Friday, May 8, 2009

On Bodies at REST...

Newton got beaned by the apple good. So goes the lyric from another song by the band that inspired the name of this blog. Of course, Newton was probably most famous for his laws of motion, including the principle that a body at rest will stay at rest unless acted upon an external force. This rang especially true for me when my mother was recently diagnosed with breast cancer. For some time I had been looking for the motivation to become more active (yoga once a week just wasn't cutting it). Rather than "resting on my laurels", I decided to do something positive about my mother's prognosis (and my sedentary lifestyle) and signed up to participate in the upcoming Weekend to End Breast Cancer in Ottawa. As a participant, I have to raise a minimum of $2000 and walk 60 km over the course of two days in June. I've been training for about seven weeks now, but could really use your help raising the funds (I'm just about half way there). For details, please see my personal page.

On the subject of REST (the acronym) I finally received the speaker feedback for the EMF tutorial Marcelo and I delivered at EclipseCon back in March. As Ed and Michael have been observing lately, EMF is a complex topic, and considering how much Marcelo and I tried to cover in such a short amount of time, I think we did OK. By contrast, REST is actually quite simple; at its core, it is a set of architectural principles for defining, addressing, and manipulating resources in distributed hypermedia systems. The e4 resources team had an interesting discussion about REST during our bi-weekly meeting a couple of weeks ago and Doug suggested I blog about it (hey, better late then never!).

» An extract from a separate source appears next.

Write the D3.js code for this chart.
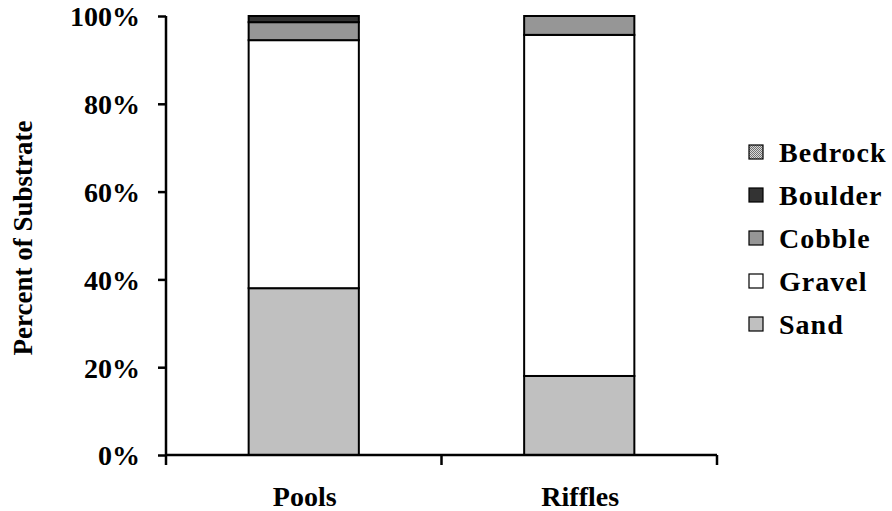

So, what does it mean to make resources more RESTful in e4? The important thing (and biggest challenge, in my mind) will be to look beyond the basics of resources and well-defined operations for manipulating them (which we undoubtedly need), and focus more on the distributed and hypermedia aspects of RESTful applications. After all, this is what we mean when we say we want to "bring the Web to Eclipse", is it not? We really have to free ourselves from the "traditional" ways of doing things and embrace new (and, presumably, better) approaches - indeed, we have to innovate. Much of the work that I've seen in e4 so far has been about how we will continue to do many of the things we've always been doing in Eclipse, but on the new platform. For example, there has been some exploration as to how the Project Explorer might work in e4. Wait a minute! Why assume we even need a Project Explorer (or projects themselves, for that matter) in e4? The new generation of workers (and the Web itself) doesn't rely on structural browsing the way we "dinosaurs" have in the past. They search for things they need now and tag things they want to remember later. Rather than a Project Explorer, why not provide a UI that is optimized for exploring sets of related (hyperlinked) resources and for discovering relationships between them?

I see e4 as an opportunity for integrated tool environments (for modeling, development, you name it) to take a giant leap forward into the future (or is that the present?) in terms of consumability. We just need to find the means and the courage to help Eclipse overcome the gravity of its legacy and launch it into the cloud (and beyond). Yes, this IS the time for change, in so many ways. Eclipse will remain "at rest" unless acted upon by an external force... and that force is you!